#### WHAT IS BEING ASKED
Restate, exactly and only, the lines from the first through the line containing "var kfPeg = [0.0087, 0.045, 0.094, 0.49];".

#### RECORD EXCERPTS
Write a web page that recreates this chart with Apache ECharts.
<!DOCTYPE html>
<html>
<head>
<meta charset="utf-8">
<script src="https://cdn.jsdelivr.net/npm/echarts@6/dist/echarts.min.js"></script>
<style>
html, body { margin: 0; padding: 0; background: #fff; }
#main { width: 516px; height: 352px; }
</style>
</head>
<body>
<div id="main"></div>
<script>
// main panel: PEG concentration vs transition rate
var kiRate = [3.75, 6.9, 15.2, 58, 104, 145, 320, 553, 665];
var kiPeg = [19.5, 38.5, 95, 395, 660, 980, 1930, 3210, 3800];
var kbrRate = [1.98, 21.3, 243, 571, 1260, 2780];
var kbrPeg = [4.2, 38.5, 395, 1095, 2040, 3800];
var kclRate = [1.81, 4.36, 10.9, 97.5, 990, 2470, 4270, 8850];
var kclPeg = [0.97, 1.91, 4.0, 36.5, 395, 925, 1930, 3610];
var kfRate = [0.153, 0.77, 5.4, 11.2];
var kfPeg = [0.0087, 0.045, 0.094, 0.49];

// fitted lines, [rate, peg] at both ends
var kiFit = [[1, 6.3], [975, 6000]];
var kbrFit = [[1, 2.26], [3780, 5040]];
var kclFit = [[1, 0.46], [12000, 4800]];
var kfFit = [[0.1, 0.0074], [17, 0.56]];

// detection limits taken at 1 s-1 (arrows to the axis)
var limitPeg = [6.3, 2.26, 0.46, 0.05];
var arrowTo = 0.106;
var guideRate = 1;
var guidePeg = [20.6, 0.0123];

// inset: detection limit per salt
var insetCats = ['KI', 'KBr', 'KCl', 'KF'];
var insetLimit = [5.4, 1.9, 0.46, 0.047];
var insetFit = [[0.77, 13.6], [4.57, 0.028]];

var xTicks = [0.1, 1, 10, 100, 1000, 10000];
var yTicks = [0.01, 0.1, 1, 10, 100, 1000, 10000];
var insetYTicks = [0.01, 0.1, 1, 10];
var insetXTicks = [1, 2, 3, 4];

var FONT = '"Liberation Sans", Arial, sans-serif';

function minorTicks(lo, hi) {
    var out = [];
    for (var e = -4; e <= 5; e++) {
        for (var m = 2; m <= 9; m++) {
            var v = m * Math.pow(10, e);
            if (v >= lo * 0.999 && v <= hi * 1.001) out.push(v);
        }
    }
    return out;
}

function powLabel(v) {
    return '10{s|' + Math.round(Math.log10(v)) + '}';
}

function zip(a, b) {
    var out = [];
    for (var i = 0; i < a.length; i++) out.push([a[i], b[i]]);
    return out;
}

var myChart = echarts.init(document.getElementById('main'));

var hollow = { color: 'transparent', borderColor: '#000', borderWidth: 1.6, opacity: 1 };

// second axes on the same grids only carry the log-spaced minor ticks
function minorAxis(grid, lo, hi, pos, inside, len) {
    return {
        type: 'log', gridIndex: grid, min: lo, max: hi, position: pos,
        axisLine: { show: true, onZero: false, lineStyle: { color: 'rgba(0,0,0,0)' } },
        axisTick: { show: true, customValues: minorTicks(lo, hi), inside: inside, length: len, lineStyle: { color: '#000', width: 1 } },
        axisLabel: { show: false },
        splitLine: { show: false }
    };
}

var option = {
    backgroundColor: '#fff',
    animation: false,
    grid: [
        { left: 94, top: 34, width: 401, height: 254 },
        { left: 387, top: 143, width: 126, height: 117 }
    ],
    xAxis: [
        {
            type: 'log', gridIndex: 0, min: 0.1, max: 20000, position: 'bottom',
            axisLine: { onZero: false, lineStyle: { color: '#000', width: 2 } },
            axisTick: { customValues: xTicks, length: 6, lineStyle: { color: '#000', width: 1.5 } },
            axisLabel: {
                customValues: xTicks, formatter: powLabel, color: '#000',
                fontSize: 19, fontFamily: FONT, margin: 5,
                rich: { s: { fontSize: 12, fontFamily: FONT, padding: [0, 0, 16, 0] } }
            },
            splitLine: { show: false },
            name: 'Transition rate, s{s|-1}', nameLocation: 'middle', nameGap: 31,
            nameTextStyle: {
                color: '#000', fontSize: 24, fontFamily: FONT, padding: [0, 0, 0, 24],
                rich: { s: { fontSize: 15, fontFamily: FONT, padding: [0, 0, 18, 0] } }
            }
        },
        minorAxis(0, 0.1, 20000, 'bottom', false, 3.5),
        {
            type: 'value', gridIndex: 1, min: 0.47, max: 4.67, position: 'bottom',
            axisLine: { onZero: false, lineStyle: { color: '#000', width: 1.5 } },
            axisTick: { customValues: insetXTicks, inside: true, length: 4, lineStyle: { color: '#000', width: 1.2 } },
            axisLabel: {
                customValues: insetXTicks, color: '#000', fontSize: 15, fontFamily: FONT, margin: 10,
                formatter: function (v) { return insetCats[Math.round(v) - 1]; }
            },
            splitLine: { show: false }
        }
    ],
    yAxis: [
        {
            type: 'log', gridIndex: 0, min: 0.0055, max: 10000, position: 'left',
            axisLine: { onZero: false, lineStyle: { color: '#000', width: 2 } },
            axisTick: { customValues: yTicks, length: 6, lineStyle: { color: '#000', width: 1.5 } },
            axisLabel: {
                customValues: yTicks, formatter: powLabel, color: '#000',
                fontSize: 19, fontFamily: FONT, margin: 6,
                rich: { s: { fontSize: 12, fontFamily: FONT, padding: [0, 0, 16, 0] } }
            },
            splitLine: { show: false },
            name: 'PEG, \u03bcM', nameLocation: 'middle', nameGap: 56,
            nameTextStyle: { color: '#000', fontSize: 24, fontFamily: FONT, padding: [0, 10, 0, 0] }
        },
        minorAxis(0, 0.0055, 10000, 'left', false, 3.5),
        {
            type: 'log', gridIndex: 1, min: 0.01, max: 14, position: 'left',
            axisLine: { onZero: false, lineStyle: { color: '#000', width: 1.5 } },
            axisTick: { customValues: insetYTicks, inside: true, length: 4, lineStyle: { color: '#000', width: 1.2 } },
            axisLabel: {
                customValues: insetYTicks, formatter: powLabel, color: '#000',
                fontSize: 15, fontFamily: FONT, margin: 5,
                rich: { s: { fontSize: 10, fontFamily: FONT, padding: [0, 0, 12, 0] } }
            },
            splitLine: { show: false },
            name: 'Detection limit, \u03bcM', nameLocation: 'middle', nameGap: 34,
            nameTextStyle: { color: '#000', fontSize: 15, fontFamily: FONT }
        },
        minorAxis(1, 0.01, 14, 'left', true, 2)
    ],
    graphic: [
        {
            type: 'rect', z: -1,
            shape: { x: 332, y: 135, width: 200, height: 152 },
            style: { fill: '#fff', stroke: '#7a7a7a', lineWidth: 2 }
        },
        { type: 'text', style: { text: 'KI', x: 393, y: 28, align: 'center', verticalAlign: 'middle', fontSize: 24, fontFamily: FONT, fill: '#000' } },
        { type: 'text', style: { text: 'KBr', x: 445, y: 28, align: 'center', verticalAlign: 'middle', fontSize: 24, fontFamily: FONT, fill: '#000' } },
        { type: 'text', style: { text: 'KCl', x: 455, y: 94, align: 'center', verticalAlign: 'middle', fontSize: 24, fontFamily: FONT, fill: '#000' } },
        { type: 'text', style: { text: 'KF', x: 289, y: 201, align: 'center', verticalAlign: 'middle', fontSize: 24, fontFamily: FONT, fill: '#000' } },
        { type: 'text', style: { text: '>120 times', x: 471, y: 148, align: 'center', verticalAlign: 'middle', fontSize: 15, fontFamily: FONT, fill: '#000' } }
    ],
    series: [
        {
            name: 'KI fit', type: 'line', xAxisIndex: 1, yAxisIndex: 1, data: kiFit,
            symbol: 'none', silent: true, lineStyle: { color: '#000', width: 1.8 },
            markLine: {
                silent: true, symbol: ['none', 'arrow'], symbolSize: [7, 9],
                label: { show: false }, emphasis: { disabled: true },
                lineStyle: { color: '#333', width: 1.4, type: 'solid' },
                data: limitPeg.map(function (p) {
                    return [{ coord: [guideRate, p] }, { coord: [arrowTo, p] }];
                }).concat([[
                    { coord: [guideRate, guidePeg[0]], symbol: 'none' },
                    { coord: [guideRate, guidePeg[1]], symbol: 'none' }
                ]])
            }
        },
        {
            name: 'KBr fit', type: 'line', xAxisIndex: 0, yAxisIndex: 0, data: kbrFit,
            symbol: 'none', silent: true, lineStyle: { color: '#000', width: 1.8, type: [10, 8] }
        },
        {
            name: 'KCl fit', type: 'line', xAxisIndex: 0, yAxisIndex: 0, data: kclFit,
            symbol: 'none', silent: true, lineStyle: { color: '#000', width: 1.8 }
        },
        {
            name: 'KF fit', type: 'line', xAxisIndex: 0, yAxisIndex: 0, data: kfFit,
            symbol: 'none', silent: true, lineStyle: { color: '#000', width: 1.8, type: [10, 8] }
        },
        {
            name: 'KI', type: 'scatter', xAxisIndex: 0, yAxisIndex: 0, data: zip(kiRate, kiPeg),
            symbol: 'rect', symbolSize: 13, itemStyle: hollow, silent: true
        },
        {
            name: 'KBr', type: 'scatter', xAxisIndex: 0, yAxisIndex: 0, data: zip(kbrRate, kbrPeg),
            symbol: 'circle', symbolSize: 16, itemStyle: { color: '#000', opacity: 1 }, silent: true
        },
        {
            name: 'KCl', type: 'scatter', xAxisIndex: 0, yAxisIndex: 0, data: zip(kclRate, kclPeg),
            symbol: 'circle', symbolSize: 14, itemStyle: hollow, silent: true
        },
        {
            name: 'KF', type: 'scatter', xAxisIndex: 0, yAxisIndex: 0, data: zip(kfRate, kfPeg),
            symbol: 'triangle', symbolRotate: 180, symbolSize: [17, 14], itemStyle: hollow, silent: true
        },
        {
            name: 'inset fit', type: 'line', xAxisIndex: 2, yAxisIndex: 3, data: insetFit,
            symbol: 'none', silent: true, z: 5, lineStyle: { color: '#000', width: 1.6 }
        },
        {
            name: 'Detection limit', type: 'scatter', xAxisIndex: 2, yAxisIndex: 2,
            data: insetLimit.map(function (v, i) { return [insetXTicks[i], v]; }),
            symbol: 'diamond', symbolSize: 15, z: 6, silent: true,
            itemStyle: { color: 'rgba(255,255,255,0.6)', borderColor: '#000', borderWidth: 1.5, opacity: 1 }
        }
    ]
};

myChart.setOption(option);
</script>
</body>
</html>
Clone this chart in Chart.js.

#### TASK RESPONSE
Write a web page that recreates this chart with Apache ECharts.
<!DOCTYPE html>
<html>
<head>
<meta charset="utf-8">
<script src="https://cdn.jsdelivr.net/npm/echarts@6/dist/echarts.min.js"></script>
<style>
html, body { margin: 0; padding: 0; background: #fff; }
#main { width: 516px; height: 352px; }
</style>
</head>
<body>
<div id="main"></div>
<script>
// main panel: PEG concentration vs transition rate
var kiRate = [3.75, 6.9, 15.2, 58, 104, 145, 320, 553, 665];
var kiPeg = [19.5, 38.5, 95, 395, 660, 980, 1930, 3210, 3800];
var kbrRate = [1.98, 21.3, 243, 571, 1260, 2780];
var kbrPeg = [4.2, 38.5, 395, 1095, 2040, 3800];
var kclRate = [1.81, 4.36, 10.9, 97.5, 990, 2470, 4270, 8850];
var kclPeg = [0.97, 1.91, 4.0, 36.5, 395, 925, 1930, 3610];
var kfRate = [0.153, 0.77, 5.4, 11.2];
var kfPeg = [0.0087, 0.045, 0.094, 0.49];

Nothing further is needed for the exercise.